Search the listing below for the string "this" and copy every line where it occurs.

Stored data:
○ ○ ○ ○ ○

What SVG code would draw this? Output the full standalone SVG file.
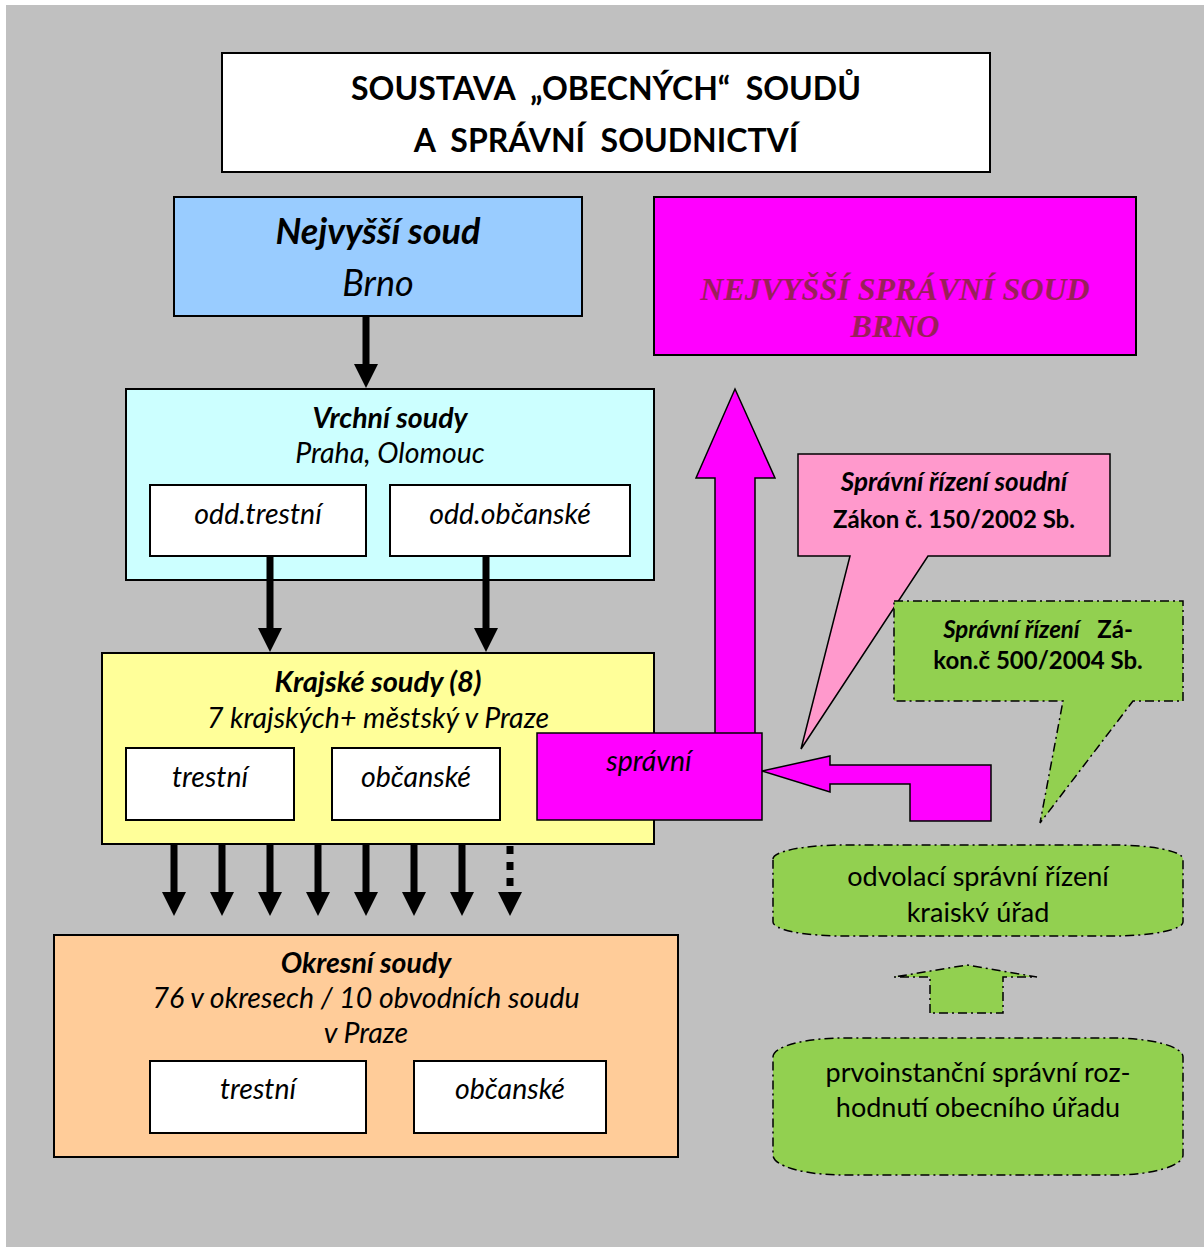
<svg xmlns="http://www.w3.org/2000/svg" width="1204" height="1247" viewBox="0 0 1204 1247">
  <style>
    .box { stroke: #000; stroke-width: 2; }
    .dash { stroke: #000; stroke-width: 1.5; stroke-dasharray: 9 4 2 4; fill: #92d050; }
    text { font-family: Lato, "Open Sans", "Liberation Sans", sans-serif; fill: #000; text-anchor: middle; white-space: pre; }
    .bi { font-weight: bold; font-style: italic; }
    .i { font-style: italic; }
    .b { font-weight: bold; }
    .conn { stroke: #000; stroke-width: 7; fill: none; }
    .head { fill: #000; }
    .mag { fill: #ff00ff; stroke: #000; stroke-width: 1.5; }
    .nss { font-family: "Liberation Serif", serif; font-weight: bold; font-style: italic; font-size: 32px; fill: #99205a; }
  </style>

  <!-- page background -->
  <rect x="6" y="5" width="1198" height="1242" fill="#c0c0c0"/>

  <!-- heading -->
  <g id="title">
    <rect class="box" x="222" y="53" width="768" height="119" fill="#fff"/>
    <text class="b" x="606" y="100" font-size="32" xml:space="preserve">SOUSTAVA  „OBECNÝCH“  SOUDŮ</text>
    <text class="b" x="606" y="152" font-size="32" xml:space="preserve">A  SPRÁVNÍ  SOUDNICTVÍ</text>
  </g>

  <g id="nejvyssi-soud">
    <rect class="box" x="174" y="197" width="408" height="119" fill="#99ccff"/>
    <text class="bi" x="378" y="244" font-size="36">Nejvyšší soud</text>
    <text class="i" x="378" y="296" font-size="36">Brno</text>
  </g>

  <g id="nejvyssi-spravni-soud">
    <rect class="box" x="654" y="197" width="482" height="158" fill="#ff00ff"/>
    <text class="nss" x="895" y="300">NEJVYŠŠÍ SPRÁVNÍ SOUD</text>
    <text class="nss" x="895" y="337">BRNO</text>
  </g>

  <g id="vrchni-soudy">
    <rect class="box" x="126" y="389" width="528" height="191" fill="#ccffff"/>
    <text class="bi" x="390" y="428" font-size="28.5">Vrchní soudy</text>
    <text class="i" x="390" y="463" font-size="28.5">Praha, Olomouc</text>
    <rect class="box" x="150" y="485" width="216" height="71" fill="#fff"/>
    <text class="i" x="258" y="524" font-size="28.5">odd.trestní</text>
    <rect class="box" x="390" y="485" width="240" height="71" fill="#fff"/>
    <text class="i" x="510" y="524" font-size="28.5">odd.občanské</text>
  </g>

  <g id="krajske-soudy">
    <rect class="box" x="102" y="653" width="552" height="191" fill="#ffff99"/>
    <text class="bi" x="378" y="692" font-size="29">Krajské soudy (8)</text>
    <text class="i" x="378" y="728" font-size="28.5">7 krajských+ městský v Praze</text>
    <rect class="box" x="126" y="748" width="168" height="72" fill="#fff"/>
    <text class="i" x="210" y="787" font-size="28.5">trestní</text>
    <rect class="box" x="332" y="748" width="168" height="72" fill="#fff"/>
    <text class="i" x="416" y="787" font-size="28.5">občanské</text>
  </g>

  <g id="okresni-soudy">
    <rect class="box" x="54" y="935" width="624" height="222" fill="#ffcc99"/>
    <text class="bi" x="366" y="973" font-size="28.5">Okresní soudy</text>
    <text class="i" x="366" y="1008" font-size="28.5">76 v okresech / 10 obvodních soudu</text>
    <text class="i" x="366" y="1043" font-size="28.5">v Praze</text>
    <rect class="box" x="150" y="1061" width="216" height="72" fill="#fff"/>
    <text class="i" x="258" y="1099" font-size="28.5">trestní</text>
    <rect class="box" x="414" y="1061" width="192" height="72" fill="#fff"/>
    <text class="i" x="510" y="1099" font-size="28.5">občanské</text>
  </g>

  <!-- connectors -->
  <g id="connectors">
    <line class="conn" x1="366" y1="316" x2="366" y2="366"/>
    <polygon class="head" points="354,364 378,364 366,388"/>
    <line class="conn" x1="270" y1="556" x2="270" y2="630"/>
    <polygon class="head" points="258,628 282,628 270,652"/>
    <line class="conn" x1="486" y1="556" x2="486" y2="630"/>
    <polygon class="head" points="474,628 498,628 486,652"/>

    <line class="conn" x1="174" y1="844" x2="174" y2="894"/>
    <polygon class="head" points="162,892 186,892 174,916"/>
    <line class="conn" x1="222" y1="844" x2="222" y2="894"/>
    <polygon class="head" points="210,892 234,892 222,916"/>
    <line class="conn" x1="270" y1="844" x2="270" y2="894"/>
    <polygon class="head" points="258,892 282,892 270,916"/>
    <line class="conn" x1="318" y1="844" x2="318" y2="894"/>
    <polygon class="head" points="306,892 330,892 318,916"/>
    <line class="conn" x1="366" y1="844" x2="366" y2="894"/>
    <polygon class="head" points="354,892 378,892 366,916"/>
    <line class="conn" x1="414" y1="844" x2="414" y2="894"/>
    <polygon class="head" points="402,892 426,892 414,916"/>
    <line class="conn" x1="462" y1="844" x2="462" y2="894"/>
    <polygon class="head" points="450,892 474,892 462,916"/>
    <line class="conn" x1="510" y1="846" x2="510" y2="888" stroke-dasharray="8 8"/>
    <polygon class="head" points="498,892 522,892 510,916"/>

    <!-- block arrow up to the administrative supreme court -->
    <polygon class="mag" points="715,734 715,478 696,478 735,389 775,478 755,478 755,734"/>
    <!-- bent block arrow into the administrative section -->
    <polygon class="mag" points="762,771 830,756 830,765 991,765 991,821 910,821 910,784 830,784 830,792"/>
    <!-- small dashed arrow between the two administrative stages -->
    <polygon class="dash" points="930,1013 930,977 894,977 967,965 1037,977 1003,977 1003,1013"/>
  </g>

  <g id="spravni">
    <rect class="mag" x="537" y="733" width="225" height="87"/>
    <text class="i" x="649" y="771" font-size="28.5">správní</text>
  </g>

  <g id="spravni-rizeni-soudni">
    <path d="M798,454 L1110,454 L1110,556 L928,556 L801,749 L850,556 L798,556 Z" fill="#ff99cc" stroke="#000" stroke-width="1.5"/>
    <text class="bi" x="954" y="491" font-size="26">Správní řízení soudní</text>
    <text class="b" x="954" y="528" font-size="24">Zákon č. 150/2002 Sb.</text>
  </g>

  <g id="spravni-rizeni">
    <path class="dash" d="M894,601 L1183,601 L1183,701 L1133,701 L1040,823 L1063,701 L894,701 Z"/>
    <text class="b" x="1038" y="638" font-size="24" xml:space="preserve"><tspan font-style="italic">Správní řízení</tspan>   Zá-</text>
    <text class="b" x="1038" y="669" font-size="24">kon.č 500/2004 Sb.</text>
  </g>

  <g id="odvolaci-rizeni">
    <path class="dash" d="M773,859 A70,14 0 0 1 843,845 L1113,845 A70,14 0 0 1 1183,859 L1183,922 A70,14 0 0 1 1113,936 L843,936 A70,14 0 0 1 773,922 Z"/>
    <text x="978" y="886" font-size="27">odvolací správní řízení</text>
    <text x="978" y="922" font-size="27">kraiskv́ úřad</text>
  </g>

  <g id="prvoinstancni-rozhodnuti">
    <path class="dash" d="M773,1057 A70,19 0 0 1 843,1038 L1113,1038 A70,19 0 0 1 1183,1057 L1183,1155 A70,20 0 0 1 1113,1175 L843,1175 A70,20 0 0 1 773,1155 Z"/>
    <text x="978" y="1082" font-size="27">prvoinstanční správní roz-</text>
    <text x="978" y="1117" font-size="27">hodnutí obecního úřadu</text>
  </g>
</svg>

○ ○ ○ ○ ○

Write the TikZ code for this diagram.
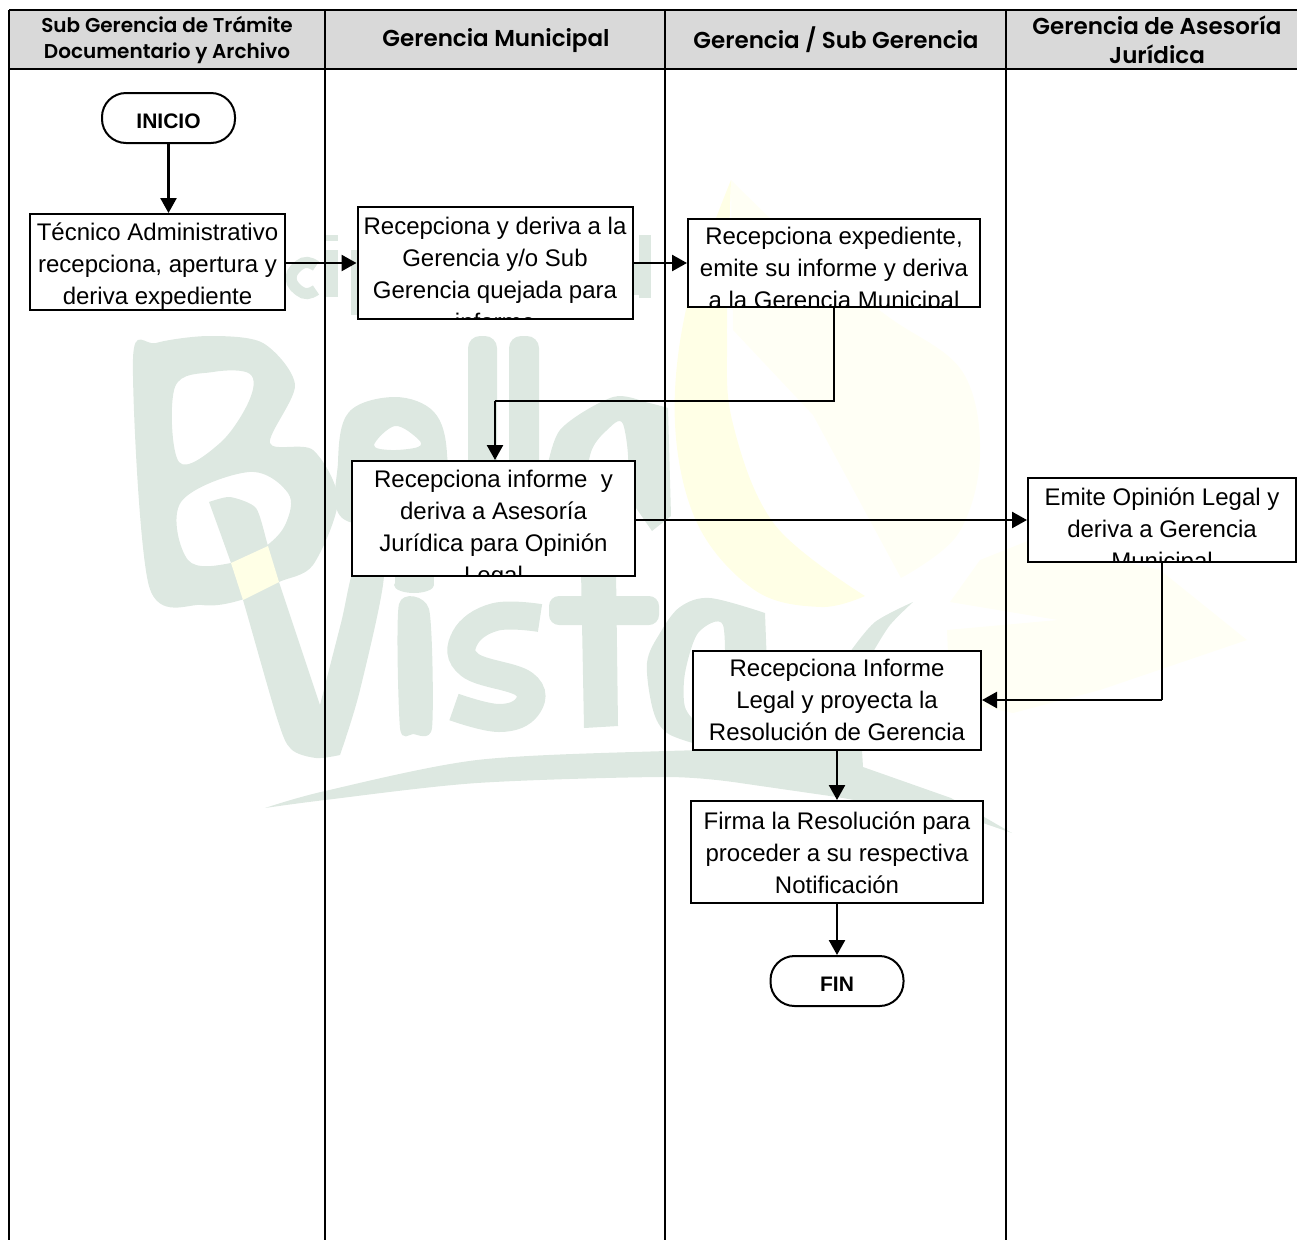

○ ○ ○ ○ ○

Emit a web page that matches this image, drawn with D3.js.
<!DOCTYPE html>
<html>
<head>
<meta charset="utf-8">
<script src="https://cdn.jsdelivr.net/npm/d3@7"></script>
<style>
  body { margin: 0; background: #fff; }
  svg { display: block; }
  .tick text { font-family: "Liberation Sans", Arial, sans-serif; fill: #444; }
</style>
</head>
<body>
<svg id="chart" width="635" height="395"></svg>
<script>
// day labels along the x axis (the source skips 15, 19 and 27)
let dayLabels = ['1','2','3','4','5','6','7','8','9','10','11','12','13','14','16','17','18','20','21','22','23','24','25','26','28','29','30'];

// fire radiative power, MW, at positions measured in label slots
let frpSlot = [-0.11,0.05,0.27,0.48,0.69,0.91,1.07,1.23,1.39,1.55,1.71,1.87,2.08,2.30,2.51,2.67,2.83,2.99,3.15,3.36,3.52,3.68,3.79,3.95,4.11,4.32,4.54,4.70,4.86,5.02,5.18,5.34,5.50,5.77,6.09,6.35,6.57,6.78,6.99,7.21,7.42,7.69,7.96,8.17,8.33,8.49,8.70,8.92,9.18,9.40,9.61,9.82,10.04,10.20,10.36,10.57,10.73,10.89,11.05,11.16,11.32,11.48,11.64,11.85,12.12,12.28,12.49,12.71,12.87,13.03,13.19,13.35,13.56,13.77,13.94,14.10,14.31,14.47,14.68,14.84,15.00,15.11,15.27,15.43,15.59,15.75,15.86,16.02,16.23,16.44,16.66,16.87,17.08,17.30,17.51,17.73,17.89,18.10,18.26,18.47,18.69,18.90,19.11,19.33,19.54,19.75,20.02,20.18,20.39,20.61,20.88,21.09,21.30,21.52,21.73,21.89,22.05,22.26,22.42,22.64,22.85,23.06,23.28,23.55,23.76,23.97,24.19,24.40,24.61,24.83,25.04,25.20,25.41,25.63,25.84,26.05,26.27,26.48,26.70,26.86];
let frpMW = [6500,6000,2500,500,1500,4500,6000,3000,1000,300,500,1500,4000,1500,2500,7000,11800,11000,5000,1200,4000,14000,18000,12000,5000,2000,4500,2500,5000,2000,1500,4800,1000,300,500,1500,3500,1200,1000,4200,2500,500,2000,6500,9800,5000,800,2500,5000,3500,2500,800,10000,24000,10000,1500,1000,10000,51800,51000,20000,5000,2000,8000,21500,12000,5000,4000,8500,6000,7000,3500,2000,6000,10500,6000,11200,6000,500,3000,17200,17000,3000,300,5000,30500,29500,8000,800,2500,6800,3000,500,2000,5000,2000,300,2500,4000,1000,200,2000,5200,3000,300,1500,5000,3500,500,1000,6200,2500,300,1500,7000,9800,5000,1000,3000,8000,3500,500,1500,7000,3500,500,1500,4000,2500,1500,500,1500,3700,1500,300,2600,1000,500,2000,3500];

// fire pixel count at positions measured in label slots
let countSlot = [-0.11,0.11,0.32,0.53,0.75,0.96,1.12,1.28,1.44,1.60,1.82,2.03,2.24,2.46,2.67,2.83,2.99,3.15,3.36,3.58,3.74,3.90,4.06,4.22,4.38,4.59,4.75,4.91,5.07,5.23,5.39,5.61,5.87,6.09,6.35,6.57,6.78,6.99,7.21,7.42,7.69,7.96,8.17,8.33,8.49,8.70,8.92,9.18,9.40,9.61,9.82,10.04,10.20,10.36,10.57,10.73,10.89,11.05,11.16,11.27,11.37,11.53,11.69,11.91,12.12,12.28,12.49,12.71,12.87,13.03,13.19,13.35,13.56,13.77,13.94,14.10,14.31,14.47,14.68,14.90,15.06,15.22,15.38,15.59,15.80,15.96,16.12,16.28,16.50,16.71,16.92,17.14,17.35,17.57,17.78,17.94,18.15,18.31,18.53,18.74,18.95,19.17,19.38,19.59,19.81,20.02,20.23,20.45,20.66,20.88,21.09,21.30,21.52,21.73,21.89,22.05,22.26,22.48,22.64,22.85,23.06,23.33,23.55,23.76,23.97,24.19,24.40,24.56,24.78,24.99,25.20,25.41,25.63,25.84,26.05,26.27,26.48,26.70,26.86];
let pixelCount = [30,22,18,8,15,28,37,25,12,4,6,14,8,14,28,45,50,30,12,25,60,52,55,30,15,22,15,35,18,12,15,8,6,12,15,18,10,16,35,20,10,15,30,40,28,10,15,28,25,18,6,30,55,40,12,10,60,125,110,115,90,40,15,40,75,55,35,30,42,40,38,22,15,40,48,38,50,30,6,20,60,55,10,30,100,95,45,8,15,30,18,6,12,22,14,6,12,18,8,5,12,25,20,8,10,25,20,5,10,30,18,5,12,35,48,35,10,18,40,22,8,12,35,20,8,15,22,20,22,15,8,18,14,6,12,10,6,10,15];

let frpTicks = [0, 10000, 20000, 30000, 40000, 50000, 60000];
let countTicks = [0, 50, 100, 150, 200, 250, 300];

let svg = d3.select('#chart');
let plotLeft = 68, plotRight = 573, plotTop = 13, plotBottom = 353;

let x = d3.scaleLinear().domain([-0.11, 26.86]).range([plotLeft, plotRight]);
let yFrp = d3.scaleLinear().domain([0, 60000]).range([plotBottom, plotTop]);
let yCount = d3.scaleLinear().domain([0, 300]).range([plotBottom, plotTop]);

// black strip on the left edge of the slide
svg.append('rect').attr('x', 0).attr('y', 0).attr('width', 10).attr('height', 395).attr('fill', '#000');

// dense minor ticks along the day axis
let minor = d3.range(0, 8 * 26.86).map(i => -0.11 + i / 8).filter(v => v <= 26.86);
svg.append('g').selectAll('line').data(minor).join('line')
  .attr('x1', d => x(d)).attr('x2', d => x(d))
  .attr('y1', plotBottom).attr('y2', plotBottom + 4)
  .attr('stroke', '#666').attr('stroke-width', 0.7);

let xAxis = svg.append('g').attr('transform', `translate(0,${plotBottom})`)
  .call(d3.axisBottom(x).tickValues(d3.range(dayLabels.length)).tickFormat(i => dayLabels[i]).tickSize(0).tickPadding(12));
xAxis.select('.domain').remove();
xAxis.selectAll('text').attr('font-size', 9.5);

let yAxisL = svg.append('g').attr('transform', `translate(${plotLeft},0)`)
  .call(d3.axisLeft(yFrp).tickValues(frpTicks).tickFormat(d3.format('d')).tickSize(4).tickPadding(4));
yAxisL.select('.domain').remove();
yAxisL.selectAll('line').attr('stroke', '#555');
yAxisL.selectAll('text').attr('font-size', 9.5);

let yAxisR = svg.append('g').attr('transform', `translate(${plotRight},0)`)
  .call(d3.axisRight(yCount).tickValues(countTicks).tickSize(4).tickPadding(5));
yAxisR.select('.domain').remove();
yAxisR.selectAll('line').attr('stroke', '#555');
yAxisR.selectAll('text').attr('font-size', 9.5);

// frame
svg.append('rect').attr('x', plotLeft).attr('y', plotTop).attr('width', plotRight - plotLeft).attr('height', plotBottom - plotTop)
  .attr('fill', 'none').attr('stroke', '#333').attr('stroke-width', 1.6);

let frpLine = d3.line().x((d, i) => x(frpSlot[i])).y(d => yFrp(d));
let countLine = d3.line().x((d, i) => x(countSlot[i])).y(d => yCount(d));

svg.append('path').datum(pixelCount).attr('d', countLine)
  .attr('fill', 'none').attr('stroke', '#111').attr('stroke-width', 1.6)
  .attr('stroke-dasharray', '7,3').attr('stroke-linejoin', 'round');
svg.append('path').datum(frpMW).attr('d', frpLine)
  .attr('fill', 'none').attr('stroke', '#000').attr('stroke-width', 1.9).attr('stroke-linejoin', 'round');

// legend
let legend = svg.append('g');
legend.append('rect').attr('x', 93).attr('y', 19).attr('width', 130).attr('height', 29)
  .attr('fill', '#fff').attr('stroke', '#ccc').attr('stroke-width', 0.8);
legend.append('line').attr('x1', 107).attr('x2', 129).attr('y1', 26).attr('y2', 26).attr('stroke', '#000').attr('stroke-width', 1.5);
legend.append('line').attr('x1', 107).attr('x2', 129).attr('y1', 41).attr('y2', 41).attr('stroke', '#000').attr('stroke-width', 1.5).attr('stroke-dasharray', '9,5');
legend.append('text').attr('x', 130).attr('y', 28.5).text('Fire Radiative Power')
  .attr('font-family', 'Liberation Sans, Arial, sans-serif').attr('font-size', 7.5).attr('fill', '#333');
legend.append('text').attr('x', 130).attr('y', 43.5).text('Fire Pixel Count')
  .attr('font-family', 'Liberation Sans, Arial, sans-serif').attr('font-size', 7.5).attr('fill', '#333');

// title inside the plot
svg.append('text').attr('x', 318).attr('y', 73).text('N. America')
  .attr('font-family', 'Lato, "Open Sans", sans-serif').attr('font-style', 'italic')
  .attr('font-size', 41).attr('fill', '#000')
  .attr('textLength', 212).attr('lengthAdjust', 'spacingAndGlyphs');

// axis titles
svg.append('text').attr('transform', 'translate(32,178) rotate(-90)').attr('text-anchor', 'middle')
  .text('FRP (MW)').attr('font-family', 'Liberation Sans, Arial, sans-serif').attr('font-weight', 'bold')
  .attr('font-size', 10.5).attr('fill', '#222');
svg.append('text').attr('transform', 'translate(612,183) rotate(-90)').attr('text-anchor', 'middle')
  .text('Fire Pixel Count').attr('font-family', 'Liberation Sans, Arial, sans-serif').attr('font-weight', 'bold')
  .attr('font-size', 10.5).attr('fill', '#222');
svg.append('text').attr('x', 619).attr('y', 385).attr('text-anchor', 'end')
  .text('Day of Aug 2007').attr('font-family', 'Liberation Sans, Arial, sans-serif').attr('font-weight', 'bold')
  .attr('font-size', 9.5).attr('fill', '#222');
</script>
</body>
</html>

○ ○ ○ ○ ○

Full output:
What SVG code would draw this? Output the full standalone SVG file.
Write the TikZ code for this diagram.
Emit a web page that matches this image, drawn with D3.js.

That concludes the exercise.